Summer school has happened like clockwork since at least 1993, when we moved to Marion, and has probably been a staple of our educational platform for many years prior. It is the one chance for “at-risk” students to spend extended and quality time with a teacher to work on critical skills and to develop a new kind of relationship with an adult who has their best interest at heart.

Again, I have limited information on this issue, however, my understanding is that this cut has not been openly discussed at the board meeting to date. Further, I have a copy of a letter that was written to each of the board members, and the superintendent and elementary principal, which sets out a professional and heartfelt argument in favor of keeping summer school. At the writing of this, the letter writer has received no response.

I suspect the failure to respond and the failure to discuss the subject in front of the public is due to the obvious fallout that will occur. To keep summer school, an estimated $15,000 would have to be cut from another program.

I believe the board is going to cut summer school by simply delaying the needed conversation, because if we were going to have summer school, the planning, staffing, and student referrals would have already started. I expect the board will delay and when the issue is finally discussed, it will be too late to put the program in action.

Does the district or the elementary school have a mission statement or a guiding principal to follow when making the hard decisions? All the well-led districts have them.

These statements are built from the ground up. They are agonizingly debated as they seek buy-in from all teachers and administrators and other staff, but, when they are accepted and followed, they are used as a rail to keep the train on target and help the public see that the issue was solved in a manner based on educational principals rather than personal opinion or an administrator’s request.

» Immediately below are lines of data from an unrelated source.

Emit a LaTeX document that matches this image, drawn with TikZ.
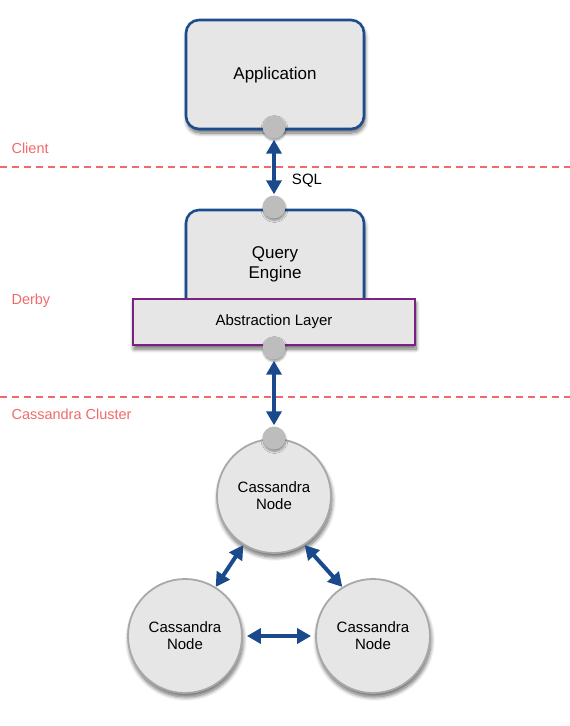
\documentclass[tikz,border=0pt]{standalone}
\usepackage{fontspec}
\setmainfont{Liberation Sans}
\usetikzlibrary{arrows.meta,shadows.blur}
\definecolor{boxfill}{HTML}{E6E6E6}
\definecolor{boxblue}{HTML}{1B4C8C}
\definecolor{layerpurple}{HTML}{7A2282}
\definecolor{portgray}{HTML}{BDBDBD}
\definecolor{nodeedge}{HTML}{A8A8A8}
\definecolor{zonered}{HTML}{F06A6A}
\definecolor{arrowblue}{HTML}{1A4A8C}
\tikzset{
  softshadow/.style={blur shadow={shadow xshift=1pt, shadow yshift=-4pt, shadow blur steps=8, shadow opacity=60, shadow blur radius=4pt}},
  smallshadow/.style={blur shadow={shadow xshift=0.5pt, shadow yshift=-2pt, shadow blur steps=5, shadow opacity=40, shadow blur radius=2pt}},
  compbox/.style={draw=boxblue, line width=2.6pt, fill=boxfill, rounded corners=13pt, softshadow},
  layerbox/.style={draw=layerpurple, line width=1.8pt, fill=boxfill, softshadow},
  port/.style={circle, fill=portgray, minimum size=23pt, inner sep=0pt, smallshadow},
  cnode/.style={circle, draw=nodeedge, line width=1.8pt, fill=boxfill, minimum size=114pt, inner sep=0pt, align=center, font=\fontsize{15}{17}\selectfont, softshadow},
  zone/.style={text=zonered, font=\fontsize{14.5}{17}\selectfont, anchor=west},
  zoneline/.style={draw=zonered, line width=1.2pt, dash pattern=on 7pt off 5pt},
  link/.style={draw=arrowblue, line width=4pt, {Triangle[length=14pt,width=15pt]}-{Triangle[length=14pt,width=15pt]}},
}
\begin{document}
\begin{tikzpicture}[x=1pt,y=-1pt]
\useasboundingbox (0,0) rectangle (570,726);

% zone separators
\draw[zoneline] (0,167) -- (570,167);
\draw[zoneline] (0,397) -- (570,397);
\node[zone] (zclient) at (8,148) {Client};
\node[zone] (zderby) at (8,301) {Derby};
\node[zone] (zcass) at (8,414) {Cassandra Cluster};

% application
\path[compbox] (186,20) rectangle (364,129);
\node[font=\fontsize{17}{20}\selectfont] (app) at (275,75) {Application};

% query engine with abstraction layer
\path[compbox] (186,210) rectangle (364,318);
\node[font=\fontsize{17}{20}\selectfont, align=center] (qe) at (275,264) {Query\\Engine};
\path[layerbox] (133,299) rectangle (415,345);
\node[font=\fontsize{15}{17}\selectfont] (abs) at (274,322) {Abstraction Layer};

% ports
\node[port] (pa) at (274,127) {};
\node[port] (pb) at (274,207) {};
\node[port] (pc) at (274,348) {};

% cassandra nodes
\node[cnode] (n1) at (274,496) {Cassandra\\Node};
\node[port] (pd) at (274,438) {};
\node[cnode] (n2) at (185,636) {Cassandra\\Node};
\node[cnode] (n3) at (373,636) {Cassandra\\Node};

% links
\draw[link, shorten <=1pt, shorten >=1pt] (pa) -- (pb);
\node[font=\fontsize{15}{17}\selectfont] (sql) at (307,181) {SQL};
\draw[link, shorten <=1pt, shorten >=1pt] (pc) -- (pd);
\draw[link, shorten <=4pt, shorten >=4pt] (n2) -- (n3);
\draw[link] (n1.-122) -- (n2.58);
\draw[link] (n1.-58) -- (n3.122);
\end{tikzpicture}
\end{document}
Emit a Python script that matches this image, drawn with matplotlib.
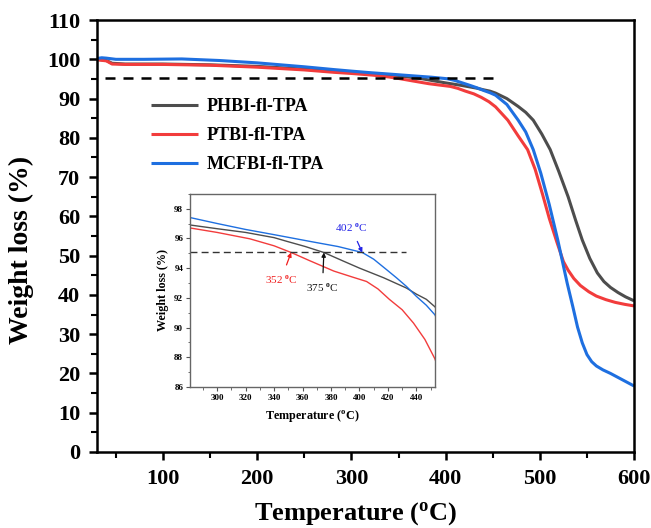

I know that we do not have such a statement. (Editor’s note: The school board has goals posted on its web site, see below.) I also know that five years ago the process to create such a statement was painstakingly led by a teacher who was working on her administrative practicum. Unfortunately, the leadership of the district failed to recognize the absolute necessity of adopting a guiding principal, and again a lack of discussion killed the effort.

How can you accomplish a mission if you can’t define it?